Author Topic: Preserving RAID data.  (Read 741 times)

Preserving RAID data.
« on: 05 November, 2010, 02:19:19 pm »
My old PC has died. The engineer says the power supply and MoBo have gone. It has a striped RAID. Can I configure a RAID array on another PC, using a couple of spare drives and then use that new array to read the old RAID?

Re: Preserving RAID data.
« Reply #1 on: 05 November, 2010, 02:36:42 pm »
Does the existing controller still work or is it built into the motherboard? Just moving it and disks over sounds simplest to me.

Is the spare drives idea that you would set something up that looks like the old array to get the config and then swap the disks to get the data?Its a long time since I had to do this, but that sounds more complicated than necessary (and may well get confused if the disks were different).

Kim

  • Timelord
    • Fediverse
Re: Preserving RAID data.
« Reply #2 on: 05 November, 2010, 02:58:35 pm »
Just build a new array and restore the data from backups.

If you were running RAID0 without backups then you didn't really care about the data, right?

Realistically, your chances of reading the data without the same breed of RAID controller aren't good.  So if it was software RAID, then your plan will probably work, otherwise you're going to need to find some reasonably identical hardware first.

If you're going to use hardware RAID, you either need a spare controller in a cupboard for when it dies (because you can bet it'll be obsolete by then) or to plan for an unrecoverable controller failure.  Software RAID avoids this problem (and tends to be a lot less fussy about matching disks, too), at the cost of a little CPU overhead.  CPU is cheap.


plum

Re: Preserving RAID data.
« Reply #3 on: 06 November, 2010, 09:29:29 am »
I recently took a 8212 PCI/IDE RAID board out of a box. No good to me any more so if you need a spare you can have that.
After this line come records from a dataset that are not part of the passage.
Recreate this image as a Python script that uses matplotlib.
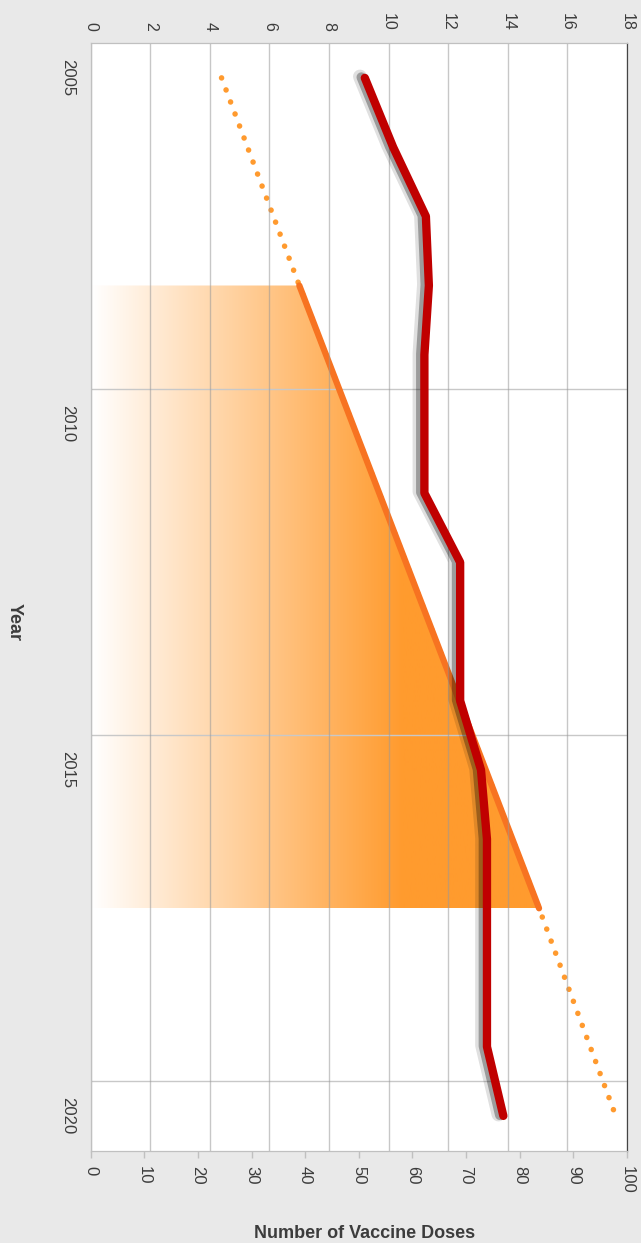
import matplotlib
matplotlib.use('Agg')
import matplotlib.pyplot as plt  # noqa: E402
import matplotlib.patheffects as pe  # noqa: E402
import numpy as np  # noqa: E402
from matplotlib.colors import LinearSegmentedColormap  # noqa: E402
from matplotlib.patches import Polygon  # noqa: E402
from matplotlib.ticker import FixedLocator  # noqa: E402

plt.rcParams['font.family'] = ['Liberation Sans', 'DejaVu Sans']

# red series (top axis, 0-18)
years = [2005, 2006, 2007, 2008, 2009, 2010, 2011, 2012,
         2013, 2014, 2015, 2016, 2017, 2018, 2019, 2020]
doses = [9.2, 10.15, 11.25, 11.35, 11.2, 11.2, 11.2, 12.4,
         12.4, 12.4, 13.1, 13.3, 13.3, 13.3, 13.3, 13.85]

# orange series (bottom axis, 0-100)
solid_years = [2008, 2017]
solid_vals = [38.9, 83.6]
trend_years = [2005, 2008, 2017, 2020]
trend_vals = [24.4, 38.9, 83.6, 97.9]

year_labels = [2005, 2010, 2015, 2020]
year_grid = [2009.5, 2014.5, 2019.5]
bottom_ticks = list(range(0, 101, 10))
top_ticks = list(range(0, 19, 2))

TXT = '#3c3c3c'
BG = '#e9e9e9'

fig = plt.figure(figsize=(6.41, 12.43), dpi=100, facecolor=BG)
ax = fig.add_axes([90.7 / 641, 1 - 1150.5 / 1243, (627 - 90.7) / 641, (1150.5 - 43.3) / 1243])
ax.set_facecolor('white')
top = ax.twiny()

# gradient fill under the solid orange line
cmap = LinearSegmentedColormap.from_list(
    'fade', [(0, '#ffffff'), (0.58, '#ff9b2e'), (1, '#ff9b2e')])
grad = np.linspace(0, 1, 256).reshape(1, -1)
im = ax.imshow(grad, cmap=cmap, extent=[0, 100, solid_years[-1], solid_years[0]],
               aspect='auto', zorder=1)
poly_x = [0] + solid_vals + [0]
poly_y = [solid_years[0]] + solid_years + [solid_years[-1]]
clip = Polygon(np.column_stack([poly_x, poly_y]), closed=True, transform=ax.transData)
im.set_clip_path(clip)

ax.plot(trend_vals, trend_years, color='#ff9a2e', lw=4,
        linestyle=(0, (0.01, 2.3)), dash_capstyle='round', zorder=3)
ax.plot(solid_vals, solid_years, color='#f77321', lw=4.5,
        solid_capstyle='round', zorder=4)

shadow = [pe.SimpleLineShadow(offset=(-3.5, 1), shadow_color='black', alpha=0.12, linewidth=10),
          pe.SimpleLineShadow(offset=(-2.5, 0.5), shadow_color='black', alpha=0.3, linewidth=7),
          pe.Normal()]
top.plot(doses, years, color='#c00000', lw=6, solid_capstyle='round',
         solid_joinstyle='round', path_effects=shadow, zorder=5)

ax.set_xlim(0, 100)
top.set_xlim(0, 18)
ax.set_ylim(2020.5, 2004.5)

# year axis
ax.set_yticks(year_labels)
ax.set_yticklabels([str(y) for y in year_labels], rotation=-90, va='center')
ax.yaxis.set_minor_locator(FixedLocator(year_grid))
ax.tick_params(axis='y', which='both', length=0, pad=11, labelsize=12, labelcolor=TXT)
ax.grid(which='minor', axis='y', color='#c8c8c8', lw=1)

# bottom value axis
ax.set_xticks(bottom_ticks)
ax.set_xticklabels([str(t) for t in bottom_ticks], rotation=-90, ha='center', va='top')
ax.tick_params(axis='x', length=5, width=1, color='#c0c0c0', pad=6,
               labelsize=12, labelcolor=TXT)

# top value axis with the vertical grid
top.set_xticks(top_ticks)
top.set_xticklabels([str(t) for t in top_ticks], rotation=-90, ha='center', va='bottom')
top.tick_params(axis='x', length=0, pad=9, labelsize=11.5, labelcolor=TXT)
top.grid(axis='x', color='#999999', alpha=0.55, lw=1)
top.set_axisbelow(True)

for a in (ax, top):
    for s in ('left', 'top', 'bottom'):
        a.spines[s].set_color('#c0c0c0')
    a.spines['right'].set_color('#444444')

fig.text(14 / 641, 1 - 622 / 1243, 'Year', rotation=-90, ha='center', va='center',
         fontsize=13, fontweight='bold', color=TXT)
fig.text(365 / 641, 1 - 1233 / 1243, 'Number of Vaccine Doses', ha='center', va='center',
         fontsize=13, fontweight='bold', color=TXT)

fig.savefig('out.png', dpi=100, facecolor=BG)
plt.close()
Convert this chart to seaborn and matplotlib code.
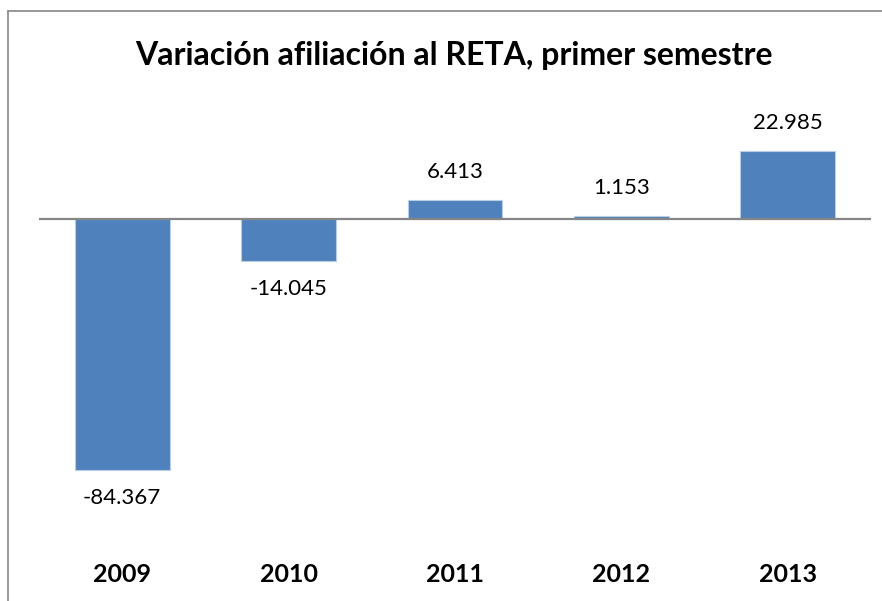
import matplotlib
matplotlib.use("Agg")
import matplotlib.pyplot as plt
import seaborn as sns
import pandas as pd
from matplotlib.lines import Line2D

years = ["2009", "2010", "2011", "2012", "2013"]
values = [-84367, -14045, 6413, 1153, 22985]
labels = ["-84.367", "-14.045", "6.413", "1.153", "22.985"]
title = "Variación afiliación al RETA, primer semestre"

df = pd.DataFrame({"year": years, "value": values})

sns.set_theme(style="white")
plt.rcParams['font.family'] = ['Lato', 'DejaVu Sans']

W, H = 882, 601
fig = plt.figure(figsize=(W / 100, H / 100), dpi=100)
fig.patch.set_facecolor("white")

left, right = 39, 871
top, bottom = 100, 516.5
ax = fig.add_axes([left / W, 1 - bottom / H, (right - left) / W, (bottom - top) / H])

sns.barplot(data=df, x="year", y="value", ax=ax, color="#4F81BD", saturation=1,
            width=0.57, edgecolor="#B9CDE5", linewidth=0.8)

ax.set_ylim(-100000, 40000)
ax.set_xlim(-0.5, len(years) - 0.5)
ax.axhline(0, color="#868686", linewidth=1.6, zorder=5)

for sp in ax.spines.values():
    sp.set_visible(False)
ax.set_yticks([])
ax.set_xlabel("")
ax.set_ylabel("")
ax.tick_params(axis="x", length=0, pad=0)
ax.set_xticklabels([])

for i, (v, lab) in enumerate(zip(values, labels)):
    if v >= 0:
        ax.annotate(lab, (i, v), xytext=(0, 13), textcoords="offset points",
                    ha="center", va="bottom", fontsize=16, color="black")
    else:
        ax.annotate(lab, (i, v), xytext=(0, -13), textcoords="offset points",
                    ha="center", va="top", fontsize=16, color="black")

# category labels
for i, y in enumerate(years):
    fig.text((left + (i + 0.5) * (right - left) / len(years)) / W, 1 - 575 / H, y,
             ha="center", va="center", fontsize=18, fontweight="bold", color="black")

fig.text(454 / W, 1 - 55 / H, title, ha="center", va="center",
         fontsize=23, fontweight="bold", color="black")

# outer border (top and left)
fig.add_artist(Line2D([8 / W, 8 / W], [0, 1 - 11 / H], transform=fig.transFigure,
                      color="#868686", linewidth=1.2))
fig.add_artist(Line2D([8 / W, 1], [1 - 11 / H, 1 - 11 / H], transform=fig.transFigure,
                      color="#868686", linewidth=1.2))

fig.savefig("out.png", dpi=100, facecolor="white")
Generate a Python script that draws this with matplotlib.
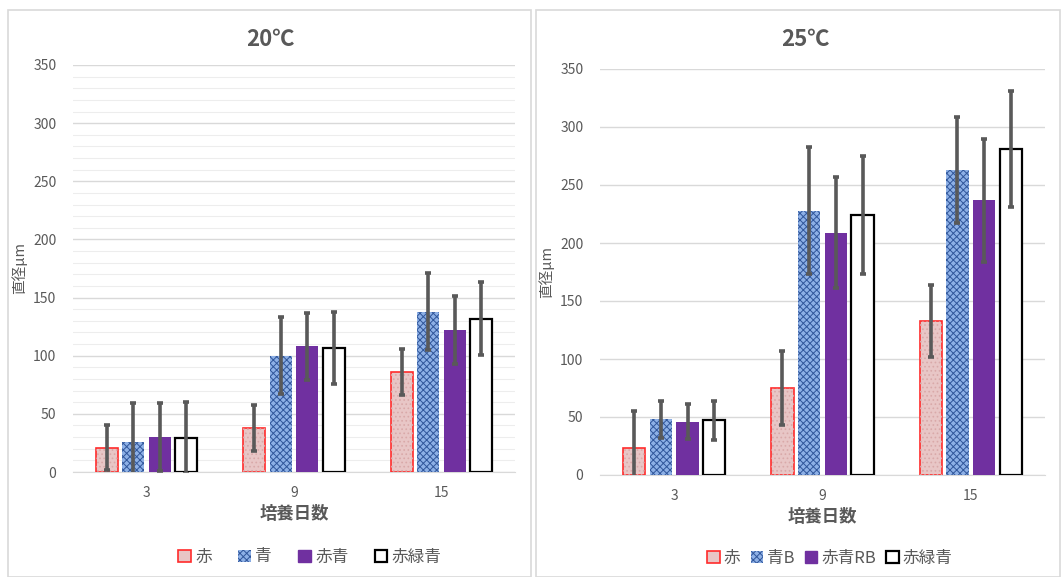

Old now but drivers are still available all the way up to W7.

itsbruce

  • Lavender Bike Menace
Re: Preserving RAID data.
« Reply #4 on: 06 November, 2010, 08:07:04 pm »
Was it hardware or software RAID?  (The latter quite common under Linux and the free BSDs).  The latter is designed to be portable, the former tends to have a format not only specific to the raid controller but also to the firmware version.